Wow, you certainly do get some interesting stories in there. I've developed a little bit of a fascination lately with the evening network news, where you just can't make this shit up.

So true about the few who cause trouble for the rest. It's gotten to where it's hardly possible to have an ordinary life, thanks to all these knuckleheads. I don't want to take it anymore!

Anonymous said...

There are meth labs in rural areas being busted all of the time. We do have restrictions on sales of possible ingredients, and part of the 2006 Patriot Act prohibits the sale of more than 9 grams per month of EPH, PSE or PPA (all over the counter drugs that can be used by meth labs.) now many items are not out on shelves anymore where they can be stolen. Potassium Chloride (lye) is kept out of reach in our local hardware store. You have to explain why you "need" it. Do plumbers still use it?

Julia said...

I didn't know that about lye. I was looking for some for a science experiment. According to our book, which was printed in the '80s, lye is cheap and readily available where ever laundry detergent is sold. Not so. We couldn't find it anywhere. Now I know why.

Squirrel said...

Hey, never mix lye with sugar--ever! I just read about it on wikipedia.

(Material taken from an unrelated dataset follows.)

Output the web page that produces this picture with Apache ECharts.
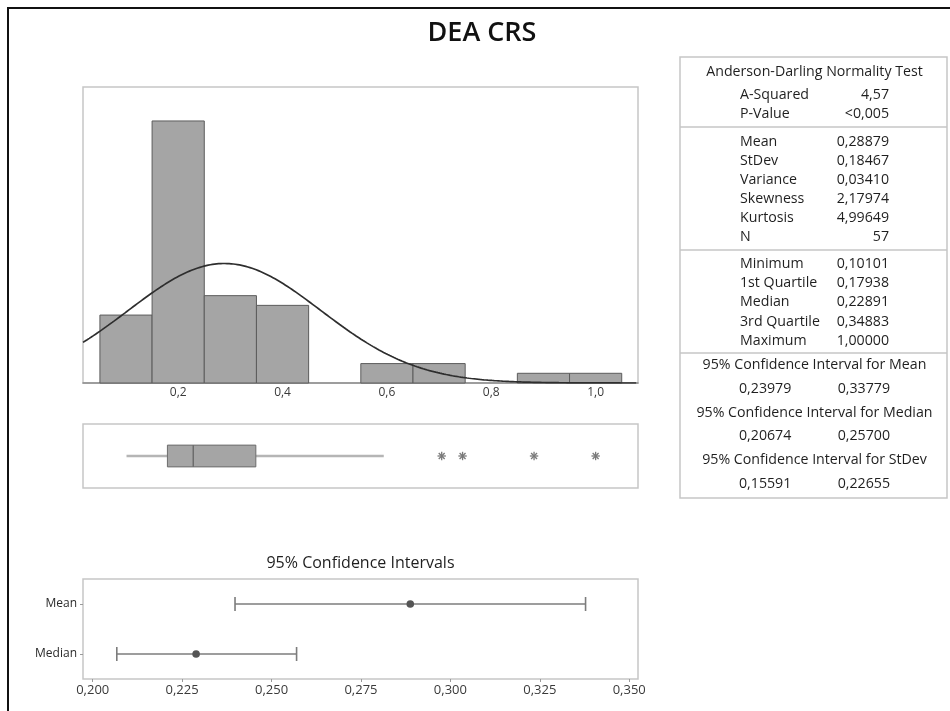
<!DOCTYPE html>
<html>
<head>
<meta charset="utf-8">
<title>DEA CRS</title>
<script src="https://cdn.jsdelivr.net/npm/echarts@6/dist/echarts.min.js"></script>
<style>
  html, body { margin: 0; padding: 0; background: #ffffff; }
  #chart { width: 950px; height: 711px; }
</style>
</head>
<body>
<div id="chart"></div>
<script>
// ---- Histogram: bin lower edges and counts (bin width 0.1) ----
const binStarts = [0.05, 0.15, 0.25, 0.35, 0.45, 0.55, 0.65, 0.75, 0.85, 0.95];
const binCounts = [7, 27, 9, 8, 0, 2, 2, 0, 1, 1];
const binWidth = 0.1;

// ---- Summary statistics used for the fitted normal curve ----
const sampleMean = 0.28879;
const sampleStDev = 0.18467;
const sampleN = 57;

// ---- Boxplot: lower whisker, Q1, median, Q3, upper whisker; outliers ----
const boxStats = [0.10101, 0.17938, 0.22891, 0.34883, 0.594];
const outliers = [0.705, 0.745, 0.882, 1.0];

// ---- Axis ticks ----
const histTicks = [0.2, 0.4, 0.6, 0.8, 1.0];
const ciTicks = [0.2, 0.225, 0.25, 0.275, 0.3, 0.325, 0.35];

// ---- 95% confidence intervals ----
const ciCategories = ['Median', 'Mean'];
const ciCenters = [0.22891, 0.28879];
const ciLower = [0.20674, 0.23979];
const ciUpper = [0.25700, 0.33779];

// ---- Summary table ----
const adTitle = 'Anderson-Darling Normality Test';
const adRows = [['A-Squared', '4,57'], ['P-Value', '<0,005']];
const momentRows = [
  ['Mean', '0,28879'], ['StDev', '0,18467'], ['Variance', '0,03410'],
  ['Skewness', '2,17974'], ['Kurtosis', '4,99649'], ['N', '57']
];
const quantileRows = [
  ['Minimum', '0,10101'], ['1st Quartile', '0,17938'], ['Median', '0,22891'],
  ['3rd Quartile', '0,34883'], ['Maximum', '1,00000']
];
const ciTableRows = [
  ['95% Confidence Interval for Mean', '0,23979', '0,33779'],
  ['95% Confidence Interval for Median', '0,20674', '0,25700'],
  ['95% Confidence Interval for StDev', '0,15591', '0,22655']
];

const FONT = "'Open Sans', 'Noto Sans', sans-serif";
const TXT = '#1f1f1f';

// Axis ranges of the histogram/boxplot panels and of the CI panel
const histMin = 0.0176, histMax = 1.0812;
const ciMin = 0.19729, ciMax = 0.35245;

// Fitted normal curve scaled to counts per bin
const curve = [];
for (let x = histMin; x <= histMax + 1e-9; x += 0.004) {
  const z = (x - sampleMean) / sampleStDev;
  const dens = Math.exp(-0.5 * z * z) / (sampleStDev * Math.sqrt(2 * Math.PI));
  curve.push([x, sampleN * binWidth * dens]);
}

const comma = (v, d) => v.toFixed(d).replace('.', ',');

// ---- Table graphics ----
const tbl = { left: 680, right: 947, top: 57, bottom: 498 };
const labelX = 740, valueX = 889, centerX = (tbl.left + tbl.right) / 2;
const tableEls = [];
tableEls.push({ type: 'rect', shape: { x: tbl.left, y: tbl.top, width: tbl.right - tbl.left, height: tbl.bottom - tbl.top },
  style: { fill: 'none', stroke: '#c6c6c6', lineWidth: 1.5 } });
[127, 250, 353].forEach(y => tableEls.push({ type: 'line',
  shape: { x1: tbl.left, y1: y, x2: tbl.right, y2: y }, style: { stroke: '#c6c6c6', lineWidth: 1.5 } }));
function txt(x, y, text, align) {
  return { type: 'text', x: x, y: y, style: { text: text, font: '14.2px ' + FONT, fill: TXT,
    textAlign: align, textVerticalAlign: 'middle' } };
}
tableEls.push(txt(centerX + 1, 72, adTitle, 'center'));
adRows.forEach((r, i) => { tableEls.push(txt(labelX, 95 + i * 18.5, r[0], 'left')); tableEls.push(txt(valueX, 95 + i * 18.5, r[1], 'right')); });
momentRows.forEach((r, i) => { tableEls.push(txt(labelX, 141.7 + i * 19, r[0], 'left')); tableEls.push(txt(valueX, 141.7 + i * 19, r[1], 'right')); });
quantileRows.forEach((r, i) => { tableEls.push(txt(labelX, 264 + i * 19.2, r[0], 'left')); tableEls.push(txt(valueX, 264 + i * 19.2, r[1], 'right')); });
ciTableRows.forEach((r, i) => {
  const y0 = 365 + i * 47.5;
  tableEls.push(txt(centerX + 1, y0, r[0], 'center'));
  tableEls.push(txt(739, y0 + 23.5, r[1], 'left'));
  tableEls.push(txt(890, y0 + 23.5, r[2], 'right'));
});

const chart = echarts.init(document.getElementById('chart'), null, { renderer: 'canvas' });

chart.setOption({
  backgroundColor: '#ffffff',
  animation: false,
  textStyle: { fontFamily: FONT },
  grid: [
    { left: 83, top: 87, width: 555, height: 296, show: true, borderColor: '#c6c6c6', borderWidth: 1.5, backgroundColor: '#fff' },
    { left: 83, top: 424, width: 555, height: 64, show: true, borderColor: '#c6c6c6', borderWidth: 1.5, backgroundColor: '#fff' },
    { left: 83, top: 579, width: 555, height: 100, show: true, borderColor: '#c6c6c6', borderWidth: 1.5, backgroundColor: '#fff' }
  ],
  xAxis: [
    { gridIndex: 0, type: 'value', min: histMin, max: histMax,
      axisLine: { show: true, lineStyle: { color: '#8a8a8a', width: 1.5 } },
      axisTick: { show: false }, splitLine: { show: false },
      axisLabel: { customValues: histTicks, formatter: v => comma(v, 1), color: '#3a3a3a', fontSize: 12, margin: 4, fontFamily: FONT } },
    { gridIndex: 1, type: 'value', min: histMin, max: histMax, show: false, splitLine: { show: false } },
    { gridIndex: 2, type: 'value', min: ciMin, max: ciMax,
      axisLine: { show: false },
      axisTick: { show: true, customValues: ciTicks, length: 3, lineStyle: { color: '#9a9a9a' } },
      splitLine: { show: false },
      axisLabel: { customValues: ciTicks, formatter: v => comma(v, 3), color: '#3a3a3a', fontSize: 13, margin: 5, fontFamily: FONT } }
  ],
  yAxis: [
    { gridIndex: 0, type: 'value', min: 0, max: 30.5, show: false, splitLine: { show: false } },
    { gridIndex: 1, type: 'value', min: 0, max: 1, show: false, splitLine: { show: false } },
    { gridIndex: 2, type: 'category', data: ciCategories,
      axisLine: { show: false },
      axisTick: { show: true, length: 3, alignWithLabel: true, lineStyle: { color: '#9a9a9a' } },
      axisLabel: { color: '#2a2a2a', fontSize: 12, margin: 6, fontFamily: FONT } }
  ],
  graphic: [
    // outer frame
    { type: 'rect', shape: { x: 8, y: 8, width: 980, height: 740 }, style: { fill: 'none', stroke: '#111', lineWidth: 2 }, z: 10 },
    { type: 'text', x: 482, y: 33, style: { text: 'DEA CRS', font: '600 27px ' + FONT, fill: '#111', textAlign: 'center', textVerticalAlign: 'middle' } },
    { type: 'text', x: 360.5, y: 563, style: { text: '95% Confidence Intervals', font: '16px ' + FONT, fill: TXT, textAlign: 'center', textVerticalAlign: 'middle' } },
    { type: 'group', children: tableEls }
  ],
  series: [
    // histogram bars
    { type: 'custom', xAxisIndex: 0, yAxisIndex: 0, z: 2,
      data: binStarts.map((s, i) => [s, s + binWidth, binCounts[i]]),
      encode: { x: [0, 1], y: 2 },
      renderItem: function (params, api) {
        const c = api.value(2);
        if (!c) return null;
        const p0 = api.coord([api.value(0), c]);
        const p1 = api.coord([api.value(1), 0]);
        return { type: 'rect', shape: { x: p0[0], y: p0[1], width: p1[0] - p0[0], height: p1[1] - p0[1] },
          style: { fill: '#a5a5a5', stroke: '#5c5c5c', lineWidth: 1 } };
      } },
    // fitted normal curve
    { type: 'line', xAxisIndex: 0, yAxisIndex: 0, z: 3, data: curve, showSymbol: false, smooth: false,
      lineStyle: { color: '#2e2e2e', width: 1.7 }, clip: true },
    // boxplot
    { type: 'custom', xAxisIndex: 1, yAxisIndex: 1, z: 2,
      data: [boxStats],
      encode: { x: [0, 1, 2, 3, 4] },
      renderItem: function (params, api) {
        const yc = 0.5;
        const h = api.size([0, 0.34])[1];
        const pLo = api.coord([api.value(0), yc]);
        const pQ1 = api.coord([api.value(1), yc]);
        const pMd = api.coord([api.value(2), yc]);
        const pQ3 = api.coord([api.value(3), yc]);
        const pHi = api.coord([api.value(4), yc]);
        const wStyle = { stroke: '#b5b5b5', lineWidth: 2.5 };
        return { type: 'group', children: [
          { type: 'line', shape: { x1: pLo[0], y1: pLo[1], x2: pQ1[0], y2: pQ1[1] }, style: wStyle },
          { type: 'line', shape: { x1: pQ3[0], y1: pQ3[1], x2: pHi[0], y2: pHi[1] }, style: wStyle },
          { type: 'rect', shape: { x: pQ1[0], y: pQ1[1] - h / 2, width: pQ3[0] - pQ1[0], height: h },
            style: { fill: '#a5a5a5', stroke: '#6c6c6c', lineWidth: 1 } },
          { type: 'line', shape: { x1: pMd[0], y1: pMd[1] - h / 2, x2: pMd[0], y2: pMd[1] + h / 2 },
            style: { stroke: '#6c6c6c', lineWidth: 1.5 } }
        ] };
      } },
    // outliers drawn as asterisks
    { type: 'custom', xAxisIndex: 1, yAxisIndex: 1, z: 3,
      data: outliers.map(v => [v, 0.5]),
      encode: { x: 0, y: 1 },
      renderItem: function (params, api) {
        const p = api.coord([api.value(0), api.value(1)]);
        const r = 4.2;
        const arms = [];
        for (let k = 0; k < 4; k++) {
          const a = k * Math.PI / 4;
          const dx = r * Math.cos(a), dy = r * Math.sin(a);
          arms.push({ type: 'line', shape: { x1: p[0] - dx, y1: p[1] - dy, x2: p[0] + dx, y2: p[1] + dy },
            style: { stroke: '#7a7a7a', lineWidth: 1.3 } });
        }
        return { type: 'group', children: arms };
      } },
    // confidence intervals for mean and median
    { type: 'custom', xAxisIndex: 2, yAxisIndex: 2, z: 3,
      data: ciCategories.map((c, i) => [i, ciLower[i], ciCenters[i], ciUpper[i]]),
      encode: { y: 0, x: [1, 2, 3] },
      renderItem: function (params, api) {
        const cat = api.value(0);
        const pL = api.coord([api.value(1), cat]);
        const pC = api.coord([api.value(2), cat]);
        const pU = api.coord([api.value(3), cat]);
        const cap = 7;
        const st = { stroke: '#7c7c7c', lineWidth: 1.6 };
        return { type: 'group', children: [
          { type: 'line', shape: { x1: pL[0], y1: pL[1], x2: pU[0], y2: pU[1] }, style: st },
          { type: 'line', shape: { x1: pL[0], y1: pL[1] - cap, x2: pL[0], y2: pL[1] + cap }, style: st },
          { type: 'line', shape: { x1: pU[0], y1: pU[1] - cap, x2: pU[0], y2: pU[1] + cap }, style: st },
          { type: 'circle', shape: { cx: pC[0], cy: pC[1], r: 3.8 }, style: { fill: '#555555' } }
        ] };
      } }
  ]
});
</script>
</body>
</html>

personally I plan to steer clear of lye altogether.

Steve said...

Maybe it's time to stop selling lye! Do people really need lye nowadays, anyway? (For purposes besides making meth, that is.)

bella rum said...

Back in the day, there was a saying that if you wanted your kid to get a real education, make him drive a cab in N.Y. City for a year before going to college. I'm now thinking we can expand that to working in Merle's hardware store for a year. There are educations of all sorts.

mouse (aka kimy) said...

jeepers!!

at grocery stores around here they have baby formula, a seemingly innocent item, locked up like cigs I expect to prevent theft (sad thing) I'd say might be wise for hardware stores and other places to do the same with lye.

love the lye puns of your readers - clever group!